## SOURCE DATA
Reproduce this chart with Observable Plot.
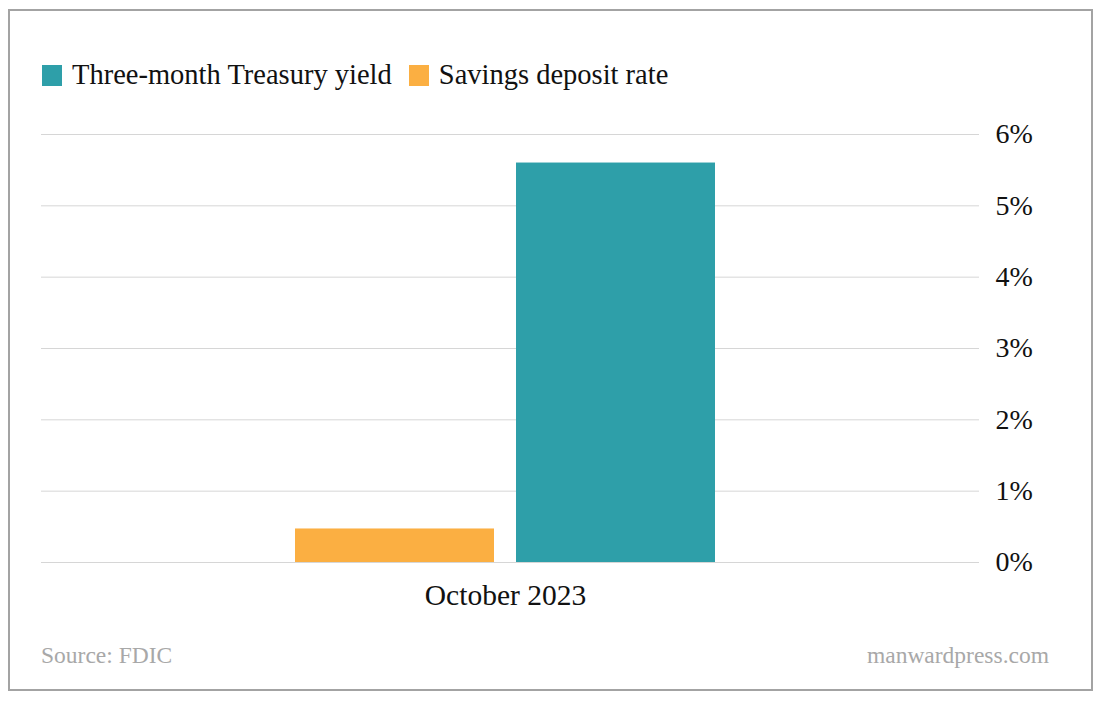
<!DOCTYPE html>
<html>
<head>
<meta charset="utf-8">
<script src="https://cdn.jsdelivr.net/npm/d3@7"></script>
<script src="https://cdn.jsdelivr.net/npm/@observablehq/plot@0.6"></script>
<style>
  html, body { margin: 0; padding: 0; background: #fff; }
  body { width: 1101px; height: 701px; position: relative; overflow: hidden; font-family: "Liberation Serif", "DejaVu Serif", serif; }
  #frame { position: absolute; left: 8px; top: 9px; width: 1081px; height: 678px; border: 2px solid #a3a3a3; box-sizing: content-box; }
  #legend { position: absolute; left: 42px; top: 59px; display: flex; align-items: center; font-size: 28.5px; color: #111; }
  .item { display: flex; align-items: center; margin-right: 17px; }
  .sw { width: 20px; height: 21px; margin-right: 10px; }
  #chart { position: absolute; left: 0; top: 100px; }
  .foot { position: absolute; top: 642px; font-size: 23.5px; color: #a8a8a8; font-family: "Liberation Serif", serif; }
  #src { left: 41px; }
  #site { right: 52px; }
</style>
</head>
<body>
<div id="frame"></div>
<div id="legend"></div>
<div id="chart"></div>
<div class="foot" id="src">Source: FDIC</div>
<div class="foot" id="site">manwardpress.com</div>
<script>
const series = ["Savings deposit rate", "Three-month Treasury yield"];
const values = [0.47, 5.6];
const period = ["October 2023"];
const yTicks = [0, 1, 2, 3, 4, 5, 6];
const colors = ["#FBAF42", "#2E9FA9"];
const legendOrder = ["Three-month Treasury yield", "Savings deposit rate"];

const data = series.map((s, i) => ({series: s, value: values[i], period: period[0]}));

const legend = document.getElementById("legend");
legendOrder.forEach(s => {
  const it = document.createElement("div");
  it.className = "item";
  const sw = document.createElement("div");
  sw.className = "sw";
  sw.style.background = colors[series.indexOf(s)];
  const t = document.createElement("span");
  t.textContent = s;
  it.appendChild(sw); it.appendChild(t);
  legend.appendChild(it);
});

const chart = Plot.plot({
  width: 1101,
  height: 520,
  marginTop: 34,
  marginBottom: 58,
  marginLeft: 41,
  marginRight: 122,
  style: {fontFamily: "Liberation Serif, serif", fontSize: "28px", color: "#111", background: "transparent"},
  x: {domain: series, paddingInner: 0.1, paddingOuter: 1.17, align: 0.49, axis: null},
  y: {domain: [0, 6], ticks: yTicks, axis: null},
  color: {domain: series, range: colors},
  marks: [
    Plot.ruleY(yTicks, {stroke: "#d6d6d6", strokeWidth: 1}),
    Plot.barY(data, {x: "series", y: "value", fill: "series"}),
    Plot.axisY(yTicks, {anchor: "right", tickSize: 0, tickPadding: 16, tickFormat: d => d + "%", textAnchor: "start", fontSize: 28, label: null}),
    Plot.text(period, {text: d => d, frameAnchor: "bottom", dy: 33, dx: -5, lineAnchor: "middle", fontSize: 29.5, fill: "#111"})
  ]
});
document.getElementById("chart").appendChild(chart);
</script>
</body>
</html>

## AIM OF THE EXERCISE
Transcribe all the lines above exactly, apart from the pictures.

## THE ANSWER
Reproduce this chart with Observable Plot.
<!DOCTYPE html>
<html>
<head>
<meta charset="utf-8">
<script src="https://cdn.jsdelivr.net/npm/d3@7"></script>
<script src="https://cdn.jsdelivr.net/npm/@observablehq/plot@0.6"></script>
<style>
  html, body { margin: 0; padding: 0; background: #fff; }
  body { width: 1101px; height: 701px; position: relative; overflow: hidden; font-family: "Liberation Serif", "DejaVu Serif", serif; }
  #frame { position: absolute; left: 8px; top: 9px; width: 1081px; height: 678px; border: 2px solid #a3a3a3; box-sizing: content-box; }
  #legend { position: absolute; left: 42px; top: 59px; display: flex; align-items: center; font-size: 28.5px; color: #111; }
  .item { display: flex; align-items: center; margin-right: 17px; }
  .sw { width: 20px; height: 21px; margin-right: 10px; }
  #chart { position: absolute; left: 0; top: 100px; }
  .foot { position: absolute; top: 642px; font-size: 23.5px; color: #a8a8a8; font-family: "Liberation Serif", serif; }
  #src { left: 41px; }
  #site { right: 52px; }
</style>
</head>
<body>
<div id="frame"></div>
<div id="legend"></div>
<div id="chart"></div>
<div class="foot" id="src">Source: FDIC</div>
<div class="foot" id="site">manwardpress.com</div>
<script>
const series = ["Savings deposit rate", "Three-month Treasury yield"];
const values = [0.47, 5.6];
const period = ["October 2023"];
const yTicks = [0, 1, 2, 3, 4, 5, 6];
const colors = ["#FBAF42", "#2E9FA9"];
const legendOrder = ["Three-month Treasury yield", "Savings deposit rate"];

const data = series.map((s, i) => ({series: s, value: values[i], period: period[0]}));

const legend = document.getElementById("legend");
legendOrder.forEach(s => {
  const it = document.createElement("div");
  it.className = "item";
  const sw = document.createElement("div");
  sw.className = "sw";
  sw.style.background = colors[series.indexOf(s)];
  const t = document.createElement("span");
  t.textContent = s;
  it.appendChild(sw); it.appendChild(t);
  legend.appendChild(it);
});

const chart = Plot.plot({
  width: 1101,
  height: 520,
  marginTop: 34,
  marginBottom: 58,
  marginLeft: 41,
  marginRight: 122,
  style: {fontFamily: "Liberation Serif, serif", fontSize: "28px", color: "#111", background: "transparent"},
  x: {domain: series, paddingInner: 0.1, paddingOuter: 1.17, align: 0.49, axis: null},
  y: {domain: [0, 6], ticks: yTicks, axis: null},
  color: {domain: series, range: colors},
  marks: [
    Plot.ruleY(yTicks, {stroke: "#d6d6d6", strokeWidth: 1}),
    Plot.barY(data, {x: "series", y: "value", fill: "series"}),
    Plot.axisY(yTicks, {anchor: "right", tickSize: 0, tickPadding: 16, tickFormat: d => d + "%", textAnchor: "start", fontSize: 28, label: null}),
    Plot.text(period, {text: d => d, frameAnchor: "bottom", dy: 33, dx: -5, lineAnchor: "middle", fontSize: 29.5, fill: "#111"})
  ]
});
document.getElementById("chart").appendChild(chart);
</script>
</body>
</html>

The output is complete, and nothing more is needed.